Short task
Nothing after the line with "DE ÁREAS CENTRALES</text></g>" belongs in the copy; extract the lines below from the top through that line, pictures left out.

■ ■ ■ ■

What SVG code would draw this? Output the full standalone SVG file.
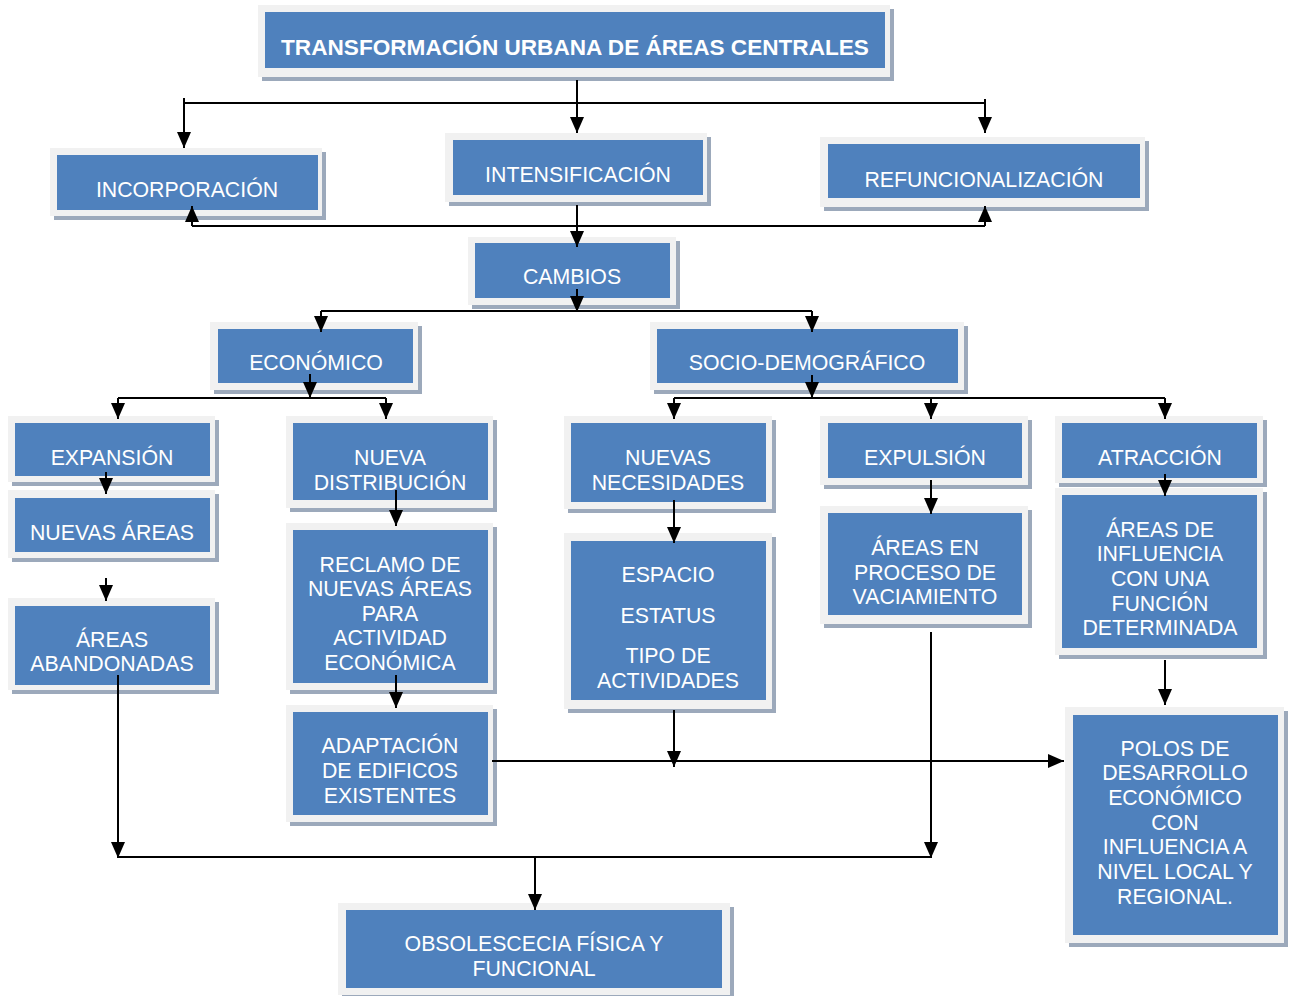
<svg xmlns="http://www.w3.org/2000/svg" width="1289" height="996" viewBox="0 0 1289 996">
<style>
.sh{fill:#9ca9bb}
.fr{fill:#f1f1f1}
.bl{fill:#4f81bd}
.t{font-family:"Liberation Sans",Arial,sans-serif;font-size:21.3px;fill:#ffffff;text-anchor:middle}
.tb{font-family:"Liberation Sans",Arial,sans-serif;font-size:22.6px;font-weight:bold;fill:#ffffff;text-anchor:middle}
.c{fill:none;stroke:#000;stroke-width:2}
.a{marker-end:url(#ah)}
</style>
<defs>
<marker id="ah" markerUnits="userSpaceOnUse" markerWidth="16" markerHeight="14" viewBox="0 0 16 14" refX="16" refY="7" orient="auto">
<path d="M0,0 L16,7 L0,14 z" fill="#000"/>
</marker>
</defs>
<rect width="1289" height="996" fill="#fff"/>

<g id="n-title"><rect class="sh" x="262" y="9" width="632" height="72"/><rect class="fr" x="258" y="5" width="632" height="72"/><rect class="bl" x="265" y="12" width="620" height="56"/><text class="tb" x="575" y="55">TRANSFORMACIÓN URBANA DE ÁREAS CENTRALES</text></g>

<g id="n-incorporacion"><rect class="sh" x="54" y="152" width="272" height="68"/><rect class="fr" x="50" y="148" width="272" height="68"/><rect class="bl" x="57" y="155" width="261" height="55"/><text class="t" x="187" y="197">INCORPORACIÓN</text></g>

<g id="n-intensificacion"><rect class="sh" x="449" y="137" width="262" height="69"/><rect class="fr" x="445" y="133" width="262" height="69"/><rect class="bl" x="453" y="140" width="250" height="55"/><text class="t" x="578" y="182">INTENSIFICACIÓN</text></g>

<g id="n-refuncionalizacion"><rect class="sh" x="824" y="141" width="325" height="70"/><rect class="fr" x="820" y="137" width="325" height="70"/><rect class="bl" x="828" y="144" width="312" height="54"/><text class="t" x="984" y="187">REFUNCIONALIZACIÓN</text></g>

<g id="n-cambios"><rect class="sh" x="472" y="241" width="208" height="68"/><rect class="fr" x="468" y="237" width="208" height="68"/><rect class="bl" x="475" y="243" width="195" height="55"/><text class="t" x="572" y="284">CAMBIOS</text></g>

<g id="n-economico"><rect class="sh" x="214" y="326" width="208" height="68"/><rect class="fr" x="210" y="322" width="208" height="68"/><rect class="bl" x="218" y="329" width="195" height="54"/><text class="t" x="316" y="370">ECONÓMICO</text></g>

<g id="n-socio"><rect class="sh" x="654" y="326" width="314" height="68"/><rect class="fr" x="650" y="322" width="314" height="68"/><rect class="bl" x="657" y="329" width="301" height="54"/><text class="t" x="807" y="370">SOCIO-DEMOGRÁFICO</text></g>

<g id="n-expansion"><rect class="sh" x="12" y="420" width="207" height="66"/><rect class="fr" x="8" y="416" width="207" height="66"/><rect class="bl" x="15" y="423" width="195" height="53"/><text class="t" x="112" y="465">EXPANSIÓN</text></g>

<g id="n-nuevas-areas"><rect class="sh" x="12" y="494" width="207" height="68"/><rect class="fr" x="8" y="490" width="207" height="68"/><rect class="bl" x="15" y="498" width="195" height="54"/><text class="t" x="112" y="540">NUEVAS ÁREAS</text></g>

<g id="n-areas-abandonadas"><rect class="sh" x="12" y="602" width="207" height="92"/><rect class="fr" x="8" y="598" width="207" height="92"/><rect class="bl" x="15" y="606" width="195" height="79"/><text class="t" x="112" y="647">ÁREAS</text><text class="t" x="112" y="671">ABANDONADAS</text></g>

<g id="n-nueva-distribucion"><rect class="sh" x="290" y="420" width="207" height="92"/><rect class="fr" x="286" y="416" width="207" height="92"/><rect class="bl" x="293" y="423" width="195" height="77"/><text class="t" x="390" y="465">NUEVA</text><text class="t" x="390" y="490">DISTRIBUCIÓN</text></g>

<g id="n-reclamo"><rect class="sh" x="290" y="527" width="207" height="167"/><rect class="fr" x="286" y="523" width="207" height="167"/><rect class="bl" x="293" y="530" width="195" height="153"/><text class="t" x="390" y="572">RECLAMO DE</text><text class="t" x="390" y="596">NUEVAS ÁREAS</text><text class="t" x="390" y="621">PARA</text><text class="t" x="390" y="645">ACTIVIDAD</text><text class="t" x="390" y="670">ECONÓMICA</text></g>

<g id="n-adaptacion"><rect class="sh" x="290" y="709" width="207" height="117"/><rect class="fr" x="286" y="705" width="207" height="117"/><rect class="bl" x="293" y="712" width="195" height="103"/><text class="t" x="390" y="753">ADAPTACIÓN</text><text class="t" x="390" y="778">DE EDIFICOS</text><text class="t" x="390" y="803">EXISTENTES</text></g>

<g id="n-nuevas-necesidades"><rect class="sh" x="568" y="420" width="208" height="93"/><rect class="fr" x="564" y="416" width="208" height="93"/><rect class="bl" x="571" y="423" width="195" height="79"/><text class="t" x="668" y="465">NUEVAS</text><text class="t" x="668" y="490">NECESIDADES</text></g>

<g id="n-espacio"><rect class="sh" x="568" y="537" width="208" height="176"/><rect class="fr" x="564" y="533" width="208" height="176"/><rect class="bl" x="571" y="541" width="195" height="159"/><text class="t" x="668" y="582">ESPACIO</text><text class="t" x="668" y="623">ESTATUS</text><text class="t" x="668" y="663">TIPO DE</text><text class="t" x="668" y="688">ACTIVIDADES</text></g>

<g id="n-expulsion"><rect class="sh" x="824" y="420" width="208" height="69"/><rect class="fr" x="820" y="416" width="208" height="69"/><rect class="bl" x="828" y="423" width="194" height="55"/><text class="t" x="925" y="465">EXPULSIÓN</text></g>

<g id="n-vaciamiento"><rect class="sh" x="824" y="510" width="208" height="118"/><rect class="fr" x="820" y="506" width="208" height="118"/><rect class="bl" x="828" y="513" width="194" height="102"/><text class="t" x="925" y="555">ÁREAS EN</text><text class="t" x="925" y="580">PROCESO DE</text><text class="t" x="925" y="604">VACIAMIENTO</text></g>

<g id="n-atraccion"><rect class="sh" x="1059" y="420" width="208" height="67"/><rect class="fr" x="1055" y="416" width="208" height="67"/><rect class="bl" x="1062" y="423" width="195" height="55"/><text class="t" x="1160" y="465">ATRACCIÓN</text></g>

<g id="n-influencia"><rect class="sh" x="1059" y="492" width="208" height="167"/><rect class="fr" x="1055" y="488" width="208" height="167"/><rect class="bl" x="1062" y="495" width="195" height="153"/><text class="t" x="1160" y="537">ÁREAS DE</text><text class="t" x="1160" y="561">INFLUENCIA</text><text class="t" x="1160" y="586">CON UNA</text><text class="t" x="1160" y="611">FUNCIÓN</text><text class="t" x="1160" y="635">DETERMINADA</text></g>

<g id="n-polos"><rect class="sh" x="1069" y="711" width="219" height="236"/><rect class="fr" x="1065" y="707" width="219" height="236"/><rect class="bl" x="1073" y="715" width="205" height="220"/><text class="t" x="1175" y="756">POLOS DE</text><text class="t" x="1175" y="780">DESARROLLO</text><text class="t" x="1175" y="805">ECONÓMICO</text><text class="t" x="1175" y="830">CON</text><text class="t" x="1175" y="854">INFLUENCIA A</text><text class="t" x="1175" y="879">NIVEL LOCAL Y</text><text class="t" x="1175" y="904">REGIONAL.</text></g>

<g id="n-obsolescencia"><rect class="sh" x="342" y="907" width="392" height="92"/><rect class="fr" x="338" y="903" width="392" height="92"/><rect class="bl" x="346" y="910" width="376" height="78"/><text class="t" x="534" y="951">OBSOLESCECIA FÍSICA Y</text><text class="t" x="534" y="976">FUNCIONAL</text></g>

<g id="connectors">
<path class="c a" d="M577,80 V133"/>
<path class="c" d="M184,103 H985"/>
<path class="c a" d="M184,98 V148"/>
<path class="c a" d="M985,99 V133"/>
<path class="c" d="M192,226 H985"/>
<path class="c a" d="M192,226 V206"/>
<path class="c a" d="M985,226 V206"/>
<path class="c a" d="M577,205 V247"/>
<path class="c a" d="M577,289 V312"/>
<path class="c" d="M321,311 H812"/>
<path class="c a" d="M321,311 V332"/>
<path class="c a" d="M812,311 V332"/>
<path class="c a" d="M310,374 V398"/>
<path class="c" d="M118,398 H386"/>
<path class="c a" d="M118,398 V419"/>
<path class="c a" d="M386,398 V419"/>
<path class="c a" d="M812,375 V398"/>
<path class="c" d="M674,398 H1165"/>
<path class="c a" d="M674,398 V419"/>
<path class="c a" d="M931,398 V419"/>
<path class="c a" d="M1165,398 V419"/>
<path class="c a" d="M106,472 V494"/>
<path class="c a" d="M106,578 V601"/>
<path class="c a" d="M118,675 V858"/>
<path class="c a" d="M396,490 V526"/>
<path class="c a" d="M396,675 V708"/>
<path class="c a" d="M674,500 V543"/>
<path class="c a" d="M931,480 V514"/>
<path class="c a" d="M1165,474 V496"/>
<path class="c a" d="M1165,660 V705"/>
<path class="c a" d="M492,761 H1064"/>
<path class="c a" d="M674,710 V767"/>
<path class="c a" d="M931,632 V858"/>
<path class="c" d="M118,857 H931"/>
<path class="c a" d="M535,857 V910"/>
</g>
</svg>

■ ■ ■ ■

Task answer
What SVG code would draw this? Output the full standalone SVG file.
<svg xmlns="http://www.w3.org/2000/svg" width="1289" height="996" viewBox="0 0 1289 996">
<style>
.sh{fill:#9ca9bb}
.fr{fill:#f1f1f1}
.bl{fill:#4f81bd}
.t{font-family:"Liberation Sans",Arial,sans-serif;font-size:21.3px;fill:#ffffff;text-anchor:middle}
.tb{font-family:"Liberation Sans",Arial,sans-serif;font-size:22.6px;font-weight:bold;fill:#ffffff;text-anchor:middle}
.c{fill:none;stroke:#000;stroke-width:2}
.a{marker-end:url(#ah)}
</style>
<defs>
<marker id="ah" markerUnits="userSpaceOnUse" markerWidth="16" markerHeight="14" viewBox="0 0 16 14" refX="16" refY="7" orient="auto">
<path d="M0,0 L16,7 L0,14 z" fill="#000"/>
</marker>
</defs>
<rect width="1289" height="996" fill="#fff"/>

<g id="n-title"><rect class="sh" x="262" y="9" width="632" height="72"/><rect class="fr" x="258" y="5" width="632" height="72"/><rect class="bl" x="265" y="12" width="620" height="56"/><text class="tb" x="575" y="55">TRANSFORMACIÓN URBANA DE ÁREAS CENTRALES</text></g>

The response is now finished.